Schooled

Why an Upcoming Supreme Court Case Has Teachers Unions Feeling Very, Very Nervous

Justice Samuel Alito is gunning to strike down compulsory union dues.

Photo by Mark Wilson/Getty Images

Late last month, the Supreme Court agreed to hear a case that could deliver a fatal blow to the financial health of already-imperiled public-employee unions. In Friedrichs v. California Teachers Association, Rebecca Friedrichs, a public school teacher in Orange County, along with nine other teachers and the Christian Educators Association, filed a suit objecting to the agency, or “fair share,” fees they’re required to pay to the CTA.

As it currently stands, California teachers cannot be forced to join the CTA, which the Supreme Court has ruled would violate the freedom of association guaranteed by the First Amendment. But even those teachers who decline union membership must still pay a fee to cover the cost of “collective bargaining, contract administration, and grievance adjustment purposes,” a compromise established in 1977 by a unanimous Supreme Court ruling in the similar-looking Abood v. Detroit Board of Education.

The idea is that because all public employees benefit from their union’s negotiations for, say, higher wages and better working conditions, they should all pay for it, regardless of how they feel about the union philosophically or politically. The non-union teachers still pay “forced dues” of about $850, or two-thirds the cost of a full union membership. The other third goes to the lobbying arm of the union, which tends to favor Democratic candidates overwhelmingly.

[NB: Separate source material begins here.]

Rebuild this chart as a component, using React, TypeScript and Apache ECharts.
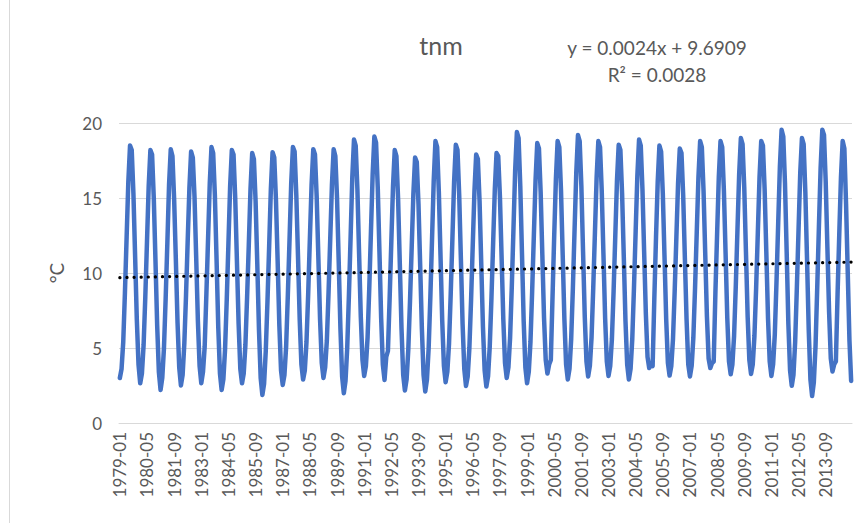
import React, { useEffect, useRef } from "react";
import * as echarts from "echarts";

// Monthly tnm values (°C), one array per year, Jan..Dec
const y1979 = [3.0, 3.6, 5.4, 8.7, 12.4, 16.1, 18.5, 18.2, 15.3, 11.1, 6.9, 3.9];
const y1980 = [2.65, 3.3, 5.2, 8.4, 12.1, 15.8, 18.2, 17.9, 15.0, 10.8, 6.5, 3.4];
const y1981 = [2.2, 3.0, 5.0, 8.3, 12.0, 15.9, 18.25, 17.8, 14.9, 10.9, 6.7, 3.7];
const y1982 = [2.5, 3.2, 5.3, 8.5, 12.2, 15.7, 18.1, 17.7, 15.1, 11.0, 6.8, 3.8];
const y1983 = [2.65, 3.4, 5.1, 8.6, 12.3, 16.0, 18.4, 18.0, 15.2, 10.9, 6.4, 3.3];
const y1984 = [2.2, 2.9, 4.9, 8.2, 12.0, 15.8, 18.2, 17.9, 15.0, 10.8, 6.6, 3.6];
const y1985 = [2.65, 3.3, 5.2, 8.4, 11.9, 15.6, 18.0, 17.6, 14.8, 10.6, 6.2, 3.0];
const y1986 = [1.87, 2.6, 4.8, 8.1, 11.8, 15.6, 18.05, 17.7, 14.9, 10.8, 6.5, 3.5];
const y1987 = [2.54, 3.2, 5.1, 8.5, 12.2, 16.0, 18.4, 18.1, 15.2, 11.1, 6.9, 3.9];
const y1988 = [2.9, 3.5, 5.4, 8.6, 12.3, 15.9, 18.25, 17.9, 15.1, 11.0, 6.9, 4.0];
const y1989 = [3.0, 3.7, 5.5, 8.7, 12.3, 15.9, 18.25, 17.8, 15.0, 10.7, 6.3, 3.1];
const y1990 = [1.98, 2.8, 5.0, 8.5, 12.4, 16.4, 18.9, 18.5, 15.6, 11.3, 7.1, 4.2];
const y1991 = [3.14, 3.8, 5.7, 9.0, 12.8, 16.6, 19.1, 18.7, 15.7, 11.4, 7.0, 3.9];
const y1992 = [2.87, 4.4, 4.8, 8.3, 12.1, 15.8, 18.2, 17.8, 14.9, 10.6, 6.3, 3.2];
const y1993 = [2.17, 2.9, 4.9, 8.1, 11.7, 15.3, 17.7, 17.4, 14.6, 10.5, 6.3, 3.2];
const y1994 = [2.1, 2.9, 5.0, 8.4, 12.3, 16.2, 18.8, 18.4, 15.4, 11.1, 6.8, 3.8];
const y1995 = [2.72, 3.4, 5.3, 8.6, 12.3, 16.1, 18.55, 18.2, 15.2, 10.9, 6.6, 3.6];
const y1996 = [2.47, 3.1, 5.0, 8.2, 11.9, 15.5, 17.9, 17.6, 14.8, 10.6, 6.4, 3.5];
const y1997 = [2.43, 3.1, 5.1, 8.3, 12.0, 15.6, 18.0, 17.8, 15.1, 11.0, 6.9, 4.0];
const y1998 = [3.0, 3.7, 5.7, 9.1, 13.0, 16.9, 19.4, 19.0, 15.8, 11.3, 6.8, 3.7];
const y1999 = [2.65, 3.4, 5.4, 8.8, 12.5, 16.2, 18.66, 18.3, 15.4, 11.2, 7.0, 4.2];
const y2000 = [3.3, 3.9, 4.2, 8.4, 12.5, 16.3, 18.8, 18.4, 15.5, 11.2, 6.9, 3.9];
const y2001 = [2.9, 3.6, 5.6, 9.0, 12.9, 16.7, 19.2, 18.8, 15.8, 11.4, 7.1, 4.1];
const y2002 = [3.1, 3.8, 5.7, 9.0, 12.7, 16.4, 18.8, 18.4, 15.5, 11.3, 7.0, 4.1];
const y2003 = [3.14, 3.8, 5.6, 8.8, 12.5, 16.2, 18.55, 18.2, 15.3, 11.1, 6.8, 3.9];
const y2004 = [2.9, 3.6, 5.6, 9.0, 12.8, 16.5, 18.9, 18.5, 15.6, 11.4, 7.3, 4.4];
const y2005 = [3.66, 3.9, 3.8, 8.3, 12.4, 16.1, 18.5, 18.1, 15.3, 11.1, 6.9, 4.0];
const y2006 = [3.16, 3.8, 5.6, 8.8, 12.4, 16.0, 18.3, 18.0, 15.2, 11.0, 6.9, 3.9];
const y2007 = [3.1, 3.8, 5.7, 9.0, 12.7, 16.4, 18.8, 18.4, 15.5, 11.3, 7.1, 4.3];
const y2008 = [3.66, 4.0, 4.1, 8.7, 12.6, 16.4, 18.8, 18.4, 15.5, 11.3, 7.0, 4.1];
const y2009 = [3.25, 3.9, 5.8, 9.1, 12.9, 16.6, 19.0, 18.6, 15.7, 11.4, 7.1, 4.2];
const y2010 = [3.27, 3.9, 5.8, 9.0, 12.7, 16.4, 18.8, 18.5, 15.6, 11.4, 7.0, 4.1];
const y2011 = [3.14, 3.9, 5.9, 9.4, 13.3, 17.1, 19.55, 19.1, 16.0, 11.4, 6.6, 3.5];
const y2012 = [2.48, 3.2, 5.4, 9.0, 12.9, 16.7, 19.0, 18.6, 15.4, 10.9, 6.2, 2.9];
const y2013 = [1.8, 2.7, 5.1, 9.0, 13.1, 17.0, 19.55, 19.2, 16.1, 11.7, 7.4, 4.3];
const y2014 = [3.43, 3.9, 4.1, 8.6, 12.6, 16.4, 18.8, 18.3, 14.6, 10.0, 5.5, 2.8];

const yearArrays = [
  y1979, y1980, y1981, y1982, y1983, y1984, y1985, y1986, y1987, y1988, y1989, y1990,
  y1991, y1992, y1993, y1994, y1995, y1996, y1997, y1998, y1999, y2000, y2001, y2002,
  y2003, y2004, y2005, y2006, y2007, y2008, y2009, y2010, y2011, y2012, y2013, y2014,
];
const firstYear = 1979;
const monthCodes = ["01", "02", "03", "04", "05", "06", "07", "08", "09", "10", "11", "12"];

// Linear trend as printed on the chart
const trendSlope = 0.0024;
const trendIntercept = 9.6909;
const trendEquation = "y = 0.0024x + 9.6909";
const trendR2 = "R² = 0.0028";

const yTicks = [0, 5, 10, 15, 20];
const titleText = "tnm";
const yAxisName = "°C";

const FONT = "Lato, 'Open Sans', sans-serif";
const TEXT = "#595959";
const GRID = "#d9d9d9";

export default function App() {
  const ref = useRef<HTMLDivElement>(null);
  useEffect(() => {
    if (!ref.current) return;
    const chart = echarts.init(ref.current, null, { renderer: "svg" });

    const categories: string[] = [];
    const values: number[] = [];
    yearArrays.forEach((arr, yi) => {
      arr.forEach((v, mi) => {
        categories.push(`${firstYear + yi}-${monthCodes[mi]}`);
        values.push(v);
      });
    });
    const n = values.length;
    const trendData: (number | null)[] = values.map(() => null);
    trendData[0] = +(trendSlope * 1 + trendIntercept).toFixed(4);
    trendData[n - 1] = +(trendSlope * n + trendIntercept).toFixed(4);

    chart.setOption({
      animation: false,
      backgroundColor: "#ffffff",
      grid: { left: 119, right: 15, top: 123, bottom: 100 },
      xAxis: {
        type: "category",
        data: categories,
        boundaryGap: true,
        axisLine: { show: true, lineStyle: { color: GRID, width: 1 } },
        axisTick: { show: false },
        axisLabel: {
          interval: 15,
          rotate: 90,
          margin: 9,
          color: TEXT,
          fontFamily: FONT,
          fontSize: 17,
        },
        splitLine: { show: false },
      },
      yAxis: {
        type: "value",
        min: yTicks[0],
        max: yTicks[yTicks.length - 1],
        interval: 5,
        name: yAxisName,
        nameLocation: "middle",
        nameGap: 53,
        nameRotate: 90,
        nameTextStyle: { color: TEXT, fontFamily: FONT, fontSize: 19 },
        axisLine: { show: false },
        axisTick: { show: false },
        axisLabel: { color: TEXT, fontFamily: FONT, fontSize: 17, margin: 17 },
        splitLine: { show: true, lineStyle: { color: GRID, width: 1 } },
      },
      series: [
        {
          type: "line",
          data: values,
          symbol: "none",
          lineStyle: { color: "#4472C4", width: 4.5, join: "round", cap: "round" },
          z: 2,
        },
        {
          type: "line",
          data: trendData,
          connectNulls: true,
          symbol: "none",
          lineStyle: { color: "#000000", width: 3.2, type: [0.1, 7], cap: "round" },
          z: 3,
        },
      ],
      graphic: [
        {
          type: "line",
          shape: { x1: 9.5, y1: 0, x2: 9.5, y2: 523 },
          style: { stroke: GRID, lineWidth: 1 },
        },
        {
          type: "text",
          x: 441,
          y: 45,
          style: {
            text: titleText,
            fill: TEXT,
            font: `25px ${FONT}`,
            textAlign: "center",
            textVerticalAlign: "middle",
          },
        },
        {
          type: "text",
          x: 657,
          y: 47,
          style: {
            text: trendEquation,
            fill: TEXT,
            font: `19px ${FONT}`,
            textAlign: "center",
            textVerticalAlign: "middle",
          },
        },
        {
          type: "text",
          x: 657,
          y: 74,
          style: {
            text: trendR2,
            fill: TEXT,
            font: `19px ${FONT}`,
            textAlign: "center",
            textVerticalAlign: "middle",
          },
        },
      ],
    });
    return () => chart.dispose();
  }, []);
  return (
    <div
      ref={ref}
      style={{ position: "absolute", left: 0, top: 0, width: 867, height: 523 }}
    />
  );
}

Over the past few years, Justice Samuel Alito has strongly signaled that he’d like to see Abood overturned, and the right-wing Center for Individual Rights seems to have hand-crafted this latest case to his specifications. The problem with forced dues, the CIR argues, is that you can’t so cleanly separate the overt political lobbying from the union’s other functions:

Requiring teachers to pay these “agency fees” assumes that collective bargaining is non-political.  But bargaining with local governments is inherently political.  Whether the union is negotiating for specific class sizes or pressing a local government to spend tax dollars on teacher pensions rather than on building parks, the union’s negotiating positions embody political choices that are often controversial.

Friedrichs and her co-plaintiffs—represented by the same lawyer who brought the most recent challenge to Obamacare—are arguing that the fair-share requirement is a violation of their First Amendment rights, since they’re being forced to fund causes they may not support, everything from tenure protections to gun control. (A side issue is that the small minority of nonmembers—in California, less than 10 percent of the state’s roughly 300,000 teachers—miss out on some major frills, like life and disability insurance and a vote in union elections.)

So what’s at stake here for education? If the court finds that teachers no longer have to pay the fair-share fees, as many worried unions fear that it will, the union (and other public-sector unions like it all over the country) will lose a great deal of its negotiating leverage and potentially wither into insignificance, especially since many current union members may decide to stop paying dues. After all, the cost difference between a full membership and a fair-share fee is relatively minor, and the difference between a full membership and zero is not.

If the court sides with the plaintiffs, California will become a right-to-work state for teachers. That usually translates to diminished job security, fewer benefits, and lower wages. Forty-three kids in your second-grade classroom? Too bad. Out of school supplies and it’s only October? Buy them yourself.

It’s Scott Walker’s version of manifest destiny, basically.